The point is, though, the IMF’s job on PSI isn’t to run the whole process. Sure, there’s a line there about the IMF not encouraging debtors to default, but also something about the IMF lending into arrears, or lending to sovereigns when those sovereigns can’t pay private creditors and are defaulting, in the hope these loans help a better work-out of debt. (It’s a bit like debtor-in-possession financing in corporate bankruptcies. DIP financing is senior, not unlike IMF loans’ seniority to bondholders.)
So the most clear “IMF principles and doctrines” on PSI are when things are already quite bad. The IMF can do a debt sustainability analysis and conclude there is no hope for the sovereign, in theory, preventing lending into arrears. Somehow we doubt that’s what Herman meant by invoking the IMF. Anyway, a measure of good faith (even though all restructuring negotiations are fractious) precedes IMF involvement in PSI, it seems.

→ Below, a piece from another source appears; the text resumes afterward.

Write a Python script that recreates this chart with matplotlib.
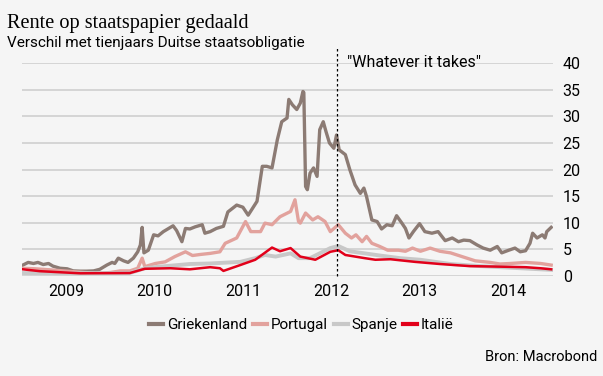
import numpy as np
import matplotlib.pyplot as plt

# tijd in fractie-jaren, waarden = spread t.o.v. Duitse 10-jaars (procentpunt)
t_gr = [2009.01, 2009.07, 2009.13, 2009.18, 2009.24, 2009.30, 2009.35, 2009.43, 2009.51,
        2009.58, 2009.66, 2009.73, 2009.81, 2009.88, 2009.96, 2010.02, 2010.05, 2010.09,
        2010.15, 2010.20, 2010.26, 2010.31, 2010.34, 2010.36, 2010.38, 2010.43, 2010.49,
        2010.54, 2010.60, 2010.66, 2010.71, 2010.75, 2010.81, 2010.85, 2010.90, 2010.96,
        2011.04, 2011.07, 2011.13, 2011.20, 2011.28, 2011.33, 2011.43, 2011.50, 2011.56,
        2011.66, 2011.72, 2011.77, 2011.83, 2011.89, 2011.94, 2012.00, 2012.02, 2012.06,
        2012.11, 2012.15, 2012.18, 2012.19, 2012.21, 2012.23, 2012.26, 2012.30, 2012.34,
        2012.37, 2012.41, 2012.44, 2012.48, 2012.53, 2012.56, 2012.59, 2012.66, 2012.71,
        2012.77, 2012.83, 2012.87, 2012.90, 2012.96, 2013.02, 2013.07, 2013.13, 2013.19,
        2013.24, 2013.30, 2013.34, 2013.38, 2013.43, 2013.50, 2013.56, 2013.64, 2013.71,
        2013.79, 2013.87, 2013.94, 2014.00, 2014.07, 2014.15, 2014.22, 2014.30, 2014.38,
        2014.43, 2014.51, 2014.58, 2014.64, 2014.70, 2014.75, 2014.78, 2014.83, 2014.89,
        2014.92, 2014.94, 2014.99]
griekenland = [2.0, 2.5, 2.3, 2.5, 2.1, 2.3, 1.8, 1.4, 1.3,
               0.9, 0.85, 0.85, 0.9, 1.2, 2.0, 2.5, 2.3, 3.3,
               2.8, 2.5, 3.3, 4.5, 5.8, 9.1, 4.3, 4.8, 7.7,
               7.5, 8.3, 8.9, 9.4, 8.5, 6.4, 8.9, 8.8, 9.2,
               9.6, 8.0, 8.3, 8.9, 9.3, 12.0, 13.3, 12.9, 11.4,
               14.0, 20.6, 20.6, 20.3, 25.6, 29.0, 29.7, 33.2, 32.2,
               31.3, 32.5, 34.7, 34.5, 16.8, 16.2, 19.3, 20.3, 18.7,
               27.5, 29.0, 27.2, 25.0, 24.0, 26.5, 23.7, 22.8, 20.0,
               17.1, 15.5, 16.5, 14.9, 10.5, 10.2, 8.8, 9.6, 9.4,
               11.3, 9.9, 8.9, 7.1, 8.3, 9.8, 8.3, 8.0, 8.3,
               6.6, 7.1, 6.4, 6.7, 6.6, 5.8, 5.2, 4.8, 5.5,
               4.3, 4.8, 5.2, 4.5, 4.7, 6.1, 8.0, 7.1, 7.7,
               7.1, 8.3, 9.1]

t_pt = [2009.01, 2009.15, 2009.32, 2009.51, 2009.71, 2009.88, 2010.00, 2010.11, 2010.22,
        2010.31, 2010.36, 2010.39, 2010.51, 2010.62, 2010.73, 2010.85, 2010.93, 2011.02,
        2011.13, 2011.24, 2011.30, 2011.43, 2011.53, 2011.59, 2011.70, 2011.75, 2011.83,
        2011.92, 2012.04, 2012.09, 2012.13, 2012.15, 2012.21, 2012.29, 2012.35, 2012.43,
        2012.49, 2012.58, 2012.66, 2012.73, 2012.78, 2012.85, 2012.90, 2012.96, 2013.05,
        2013.14, 2013.26, 2013.34, 2013.42, 2013.51, 2013.62, 2013.73, 2013.85, 2013.98,
        2014.13, 2014.30, 2014.41, 2014.53, 2014.70, 2014.87, 2014.99]
portugal = [1.4, 1.3, 1.1, 0.85, 0.6, 0.45, 0.6, 0.9, 0.9,
            1.4, 3.3, 1.7, 2.3, 2.6, 3.6, 4.5, 3.8, 4.0,
            4.2, 4.5, 6.1, 7.1, 10.2, 8.3, 8.3, 9.9, 9.6,
            11.1, 12.1, 14.3, 10.2, 9.9, 11.8, 10.5, 11.1, 10.2,
            8.3, 9.6, 8.0, 7.1, 7.7, 6.4, 7.4, 6.1, 5.5,
            4.8, 4.8, 4.6, 5.2, 4.6, 5.2, 4.6, 4.3, 3.6,
            2.8, 2.5, 2.2, 2.3, 2.5, 2.3, 2.0]

t_es = [2009.01, 2009.51, 2010.22, 2010.39, 2010.56, 2010.90, 2011.13, 2011.47, 2011.64,
        2011.75, 2011.87, 2012.04, 2012.13, 2012.26, 2012.49, 2012.58, 2012.71, 2012.88,
        2013.05, 2013.28, 2013.51, 2013.85, 2014.19, 2014.53, 2014.87, 2014.99]
spanje = [0.5, 0.45, 0.5, 1.4, 1.7, 2.2, 2.3, 2.6, 3.3,
          3.9, 3.6, 4.2, 3.3, 3.3, 5.2, 5.6, 4.6, 4.2,
          3.8, 3.3, 3.0, 2.2, 1.8, 1.5, 1.2, 1.1]

t_it = [2009.01, 2009.20, 2009.66, 2010.22, 2010.39, 2010.68, 2010.90, 2011.13, 2011.24,
        2011.28, 2011.47, 2011.64, 2011.83, 2011.92, 2012.04, 2012.15, 2012.32, 2012.49,
        2012.58, 2012.66, 2012.77, 2012.88, 2013.00, 2013.17, 2013.28, 2013.45, 2013.73,
        2014.07, 2014.41, 2014.70, 2014.87, 2014.99]
italie = [1.2, 0.85, 0.45, 0.5, 1.3, 1.4, 1.2, 1.6, 1.4,
          0.9, 2.0, 3.0, 5.3, 4.6, 5.2, 3.6, 3.0, 4.5,
          4.8, 3.9, 3.6, 3.3, 3.0, 3.1, 2.9, 2.6, 2.2,
          1.8, 1.7, 1.6, 1.4, 1.2]

jaren = [2009, 2010, 2011, 2012, 2013, 2014]
whatever = 2012.57

bg = "#f5f5f5"
kleuren = {"Griekenland": "#8c7b74", "Portugal": "#e2a29d", "Spanje": "#c8c8c8", "Italië": "#e2001a"}

plt.rcParams['font.family'] = ['Roboto', 'DejaVu Sans']

fig = plt.figure(figsize=(6.03, 3.76), dpi=100, facecolor=bg)
ax = fig.add_axes([0.0365, 0.2668, 0.8805, 0.5648], facecolor=bg)

for y in range(0, 45, 5):
    ax.axhline(y, color="#d2d2d2", lw=1.3, zorder=0)

ax.plot(t_gr, griekenland, color=kleuren["Griekenland"], lw=2.4, label="Griekenland")
ax.plot(t_pt, portugal, color=kleuren["Portugal"], lw=2.4, label="Portugal")
ax.plot(t_es, spanje, color=kleuren["Spanje"], lw=2.8, label="Spanje")
ax.plot(t_it, italie, color=kleuren["Italië"], lw=1.8, label="Italië")

ax.plot([whatever, whatever], [0, 43], color="black", lw=0.9, ls=(0, (2, 2)), clip_on=False, zorder=5)
ax.text(whatever + 0.11, 40.2, '"Whatever it takes"', fontsize=11.5, va="center", ha="left")

ax.set_xlim(2009.0, 2015.01)
ax.set_ylim(0, 40)
ax.set_xticks([j + 0.5 for j in jaren])
ax.set_xticklabels([str(j) for j in jaren])
ax.set_yticks(range(0, 45, 5))
ax.yaxis.tick_right()
ax.tick_params(axis="both", length=0, labelsize=11.5)
ax.tick_params(axis="y", pad=7)
ax.tick_params(axis="x", pad=6)
for s in ax.spines.values():
    s.set_visible(False)

leg = fig.legend(loc="center", bbox_to_anchor=(0.5, 0.135), ncol=4, frameon=False,
                 fontsize=11, handlelength=0.9, handletextpad=0.25, columnspacing=0.4)
for l in leg.get_lines():
    l.set_linewidth(3)

fig.text(0.012, 0.937, "Rente op staatspapier gedaald", fontsize=14.6,
         family="Liberation Serif", va="center")
fig.text(0.012, 0.885, "Verschil met tienjaars Duitse staatsobligatie", fontsize=11, va="center")
fig.text(0.99, 0.05, "Bron: Macrobond", fontsize=10.5, ha="right", va="center")

fig.savefig("out.png", dpi=100, facecolor=bg)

It’s at this point then that we note how badly the eurozone official creditors trashed good faith in Greece (while also letting eurozone core banks get away with murder procrastination on provisioning against losses before Greek PSI began). Exhibit A here is probably excluding the ECB’s Greek bond holdings from the debt exchange, threatening intercreditor equity. It’s a story we’ve often told before, but the scar this will leave on bondholders’ minds will remain far longer than this promise to behave on PSI, we think.
So there you are. Observing a modicum of good faith matters more (especially when everyone is going to have to swallow huge losses in any event) than pretending you’re following some “IMF” rules.
Will the eurozone listen? No. Does it matter, since they are now promising never to do PSI again anyway? Yep. Don’t believe that.